→ Given instruction
Copy the records that follow exactly as written, but not their pictures.

Data items
※ ※ ※
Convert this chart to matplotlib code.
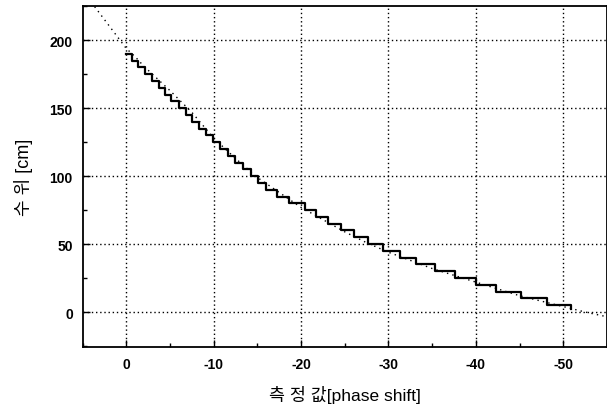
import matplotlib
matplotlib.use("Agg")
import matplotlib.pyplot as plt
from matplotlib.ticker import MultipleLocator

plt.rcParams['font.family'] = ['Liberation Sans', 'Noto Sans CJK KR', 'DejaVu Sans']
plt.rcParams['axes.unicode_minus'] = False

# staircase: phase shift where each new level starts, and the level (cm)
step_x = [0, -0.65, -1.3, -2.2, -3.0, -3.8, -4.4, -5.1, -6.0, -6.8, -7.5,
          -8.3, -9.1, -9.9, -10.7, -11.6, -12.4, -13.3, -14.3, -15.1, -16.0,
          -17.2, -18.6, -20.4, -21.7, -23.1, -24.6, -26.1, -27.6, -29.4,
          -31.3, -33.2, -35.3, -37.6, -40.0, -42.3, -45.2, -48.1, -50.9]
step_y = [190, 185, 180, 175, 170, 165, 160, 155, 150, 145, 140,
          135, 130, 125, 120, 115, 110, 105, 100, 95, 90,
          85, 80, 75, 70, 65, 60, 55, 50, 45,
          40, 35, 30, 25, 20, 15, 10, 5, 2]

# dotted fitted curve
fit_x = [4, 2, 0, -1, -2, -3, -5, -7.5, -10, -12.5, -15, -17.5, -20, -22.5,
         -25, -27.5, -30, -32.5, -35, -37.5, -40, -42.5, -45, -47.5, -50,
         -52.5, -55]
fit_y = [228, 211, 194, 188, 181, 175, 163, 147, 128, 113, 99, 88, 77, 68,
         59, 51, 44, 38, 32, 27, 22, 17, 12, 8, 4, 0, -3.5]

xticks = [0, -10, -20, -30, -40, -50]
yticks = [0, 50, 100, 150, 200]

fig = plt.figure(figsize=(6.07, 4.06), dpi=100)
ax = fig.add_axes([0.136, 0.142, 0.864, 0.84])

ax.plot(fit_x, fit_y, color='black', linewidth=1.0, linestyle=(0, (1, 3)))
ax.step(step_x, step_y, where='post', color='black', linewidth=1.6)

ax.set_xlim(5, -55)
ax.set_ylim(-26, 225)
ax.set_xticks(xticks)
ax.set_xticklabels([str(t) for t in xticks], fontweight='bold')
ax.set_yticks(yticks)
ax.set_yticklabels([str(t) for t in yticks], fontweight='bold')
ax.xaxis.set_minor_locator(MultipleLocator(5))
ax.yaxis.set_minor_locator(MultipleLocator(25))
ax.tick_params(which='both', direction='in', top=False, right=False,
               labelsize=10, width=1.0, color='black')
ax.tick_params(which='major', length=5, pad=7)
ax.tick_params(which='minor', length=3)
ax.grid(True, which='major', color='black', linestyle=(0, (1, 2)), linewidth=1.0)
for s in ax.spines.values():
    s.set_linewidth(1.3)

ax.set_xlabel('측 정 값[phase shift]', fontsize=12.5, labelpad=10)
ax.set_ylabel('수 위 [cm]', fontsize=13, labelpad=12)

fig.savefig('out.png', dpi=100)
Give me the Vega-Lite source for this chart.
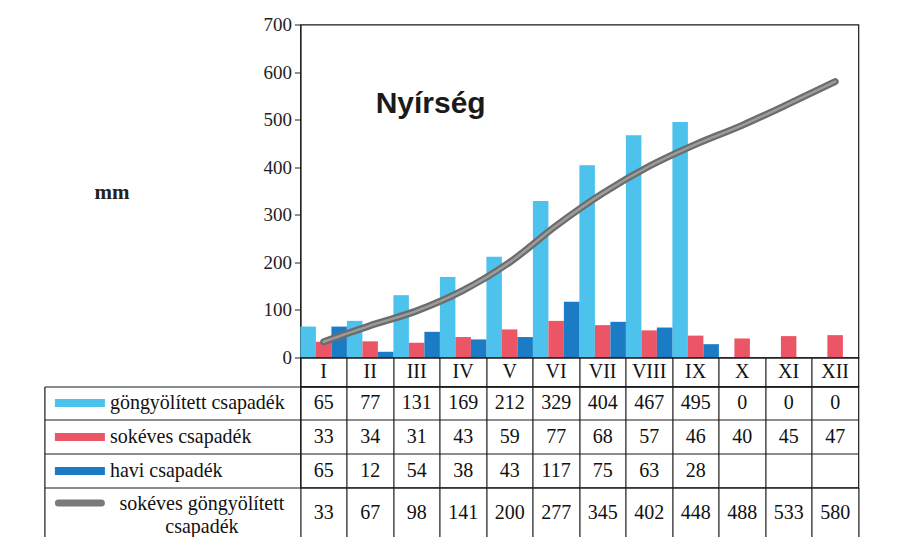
※ ※ ※
→ Reply
Convert this chart to matplotlib code.
import matplotlib
matplotlib.use("Agg")
import matplotlib.pyplot as plt
from matplotlib.ticker import MultipleLocator

plt.rcParams['font.family'] = ['Liberation Sans', 'Noto Sans CJK KR', 'DejaVu Sans']
plt.rcParams['axes.unicode_minus'] = False

# staircase: phase shift where each new level starts, and the level (cm)
step_x = [0, -0.65, -1.3, -2.2, -3.0, -3.8, -4.4, -5.1, -6.0, -6.8, -7.5,
          -8.3, -9.1, -9.9, -10.7, -11.6, -12.4, -13.3, -14.3, -15.1, -16.0,
          -17.2, -18.6, -20.4, -21.7, -23.1, -24.6, -26.1, -27.6, -29.4,
          -31.3, -33.2, -35.3, -37.6, -40.0, -42.3, -45.2, -48.1, -50.9]
step_y = [190, 185, 180, 175, 170, 165, 160, 155, 150, 145, 140,
          135, 130, 125, 120, 115, 110, 105, 100, 95, 90,
          85, 80, 75, 70, 65, 60, 55, 50, 45,
          40, 35, 30, 25, 20, 15, 10, 5, 2]

# dotted fitted curve
fit_x = [4, 2, 0, -1, -2, -3, -5, -7.5, -10, -12.5, -15, -17.5, -20, -22.5,
         -25, -27.5, -30, -32.5, -35, -37.5, -40, -42.5, -45, -47.5, -50,
         -52.5, -55]
fit_y = [228, 211, 194, 188, 181, 175, 163, 147, 128, 113, 99, 88, 77, 68,
         59, 51, 44, 38, 32, 27, 22, 17, 12, 8, 4, 0, -3.5]

xticks = [0, -10, -20, -30, -40, -50]
yticks = [0, 50, 100, 150, 200]

fig = plt.figure(figsize=(6.07, 4.06), dpi=100)
ax = fig.add_axes([0.136, 0.142, 0.864, 0.84])

ax.plot(fit_x, fit_y, color='black', linewidth=1.0, linestyle=(0, (1, 3)))
ax.step(step_x, step_y, where='post', color='black', linewidth=1.6)

ax.set_xlim(5, -55)
ax.set_ylim(-26, 225)
ax.set_xticks(xticks)
ax.set_xticklabels([str(t) for t in xticks], fontweight='bold')
ax.set_yticks(yticks)
ax.set_yticklabels([str(t) for t in yticks], fontweight='bold')
ax.xaxis.set_minor_locator(MultipleLocator(5))
ax.yaxis.set_minor_locator(MultipleLocator(25))
ax.tick_params(which='both', direction='in', top=False, right=False,
               labelsize=10, width=1.0, color='black')
ax.tick_params(which='major', length=5, pad=7)
ax.tick_params(which='minor', length=3)
ax.grid(True, which='major', color='black', linestyle=(0, (1, 2)), linewidth=1.0)
for s in ax.spines.values():
    s.set_linewidth(1.3)

ax.set_xlabel('측 정 값[phase shift]', fontsize=12.5, labelpad=10)
ax.set_ylabel('수 위 [cm]', fontsize=13, labelpad=12)

fig.savefig('out.png', dpi=100)
Give me the Vega-Lite source for this chart.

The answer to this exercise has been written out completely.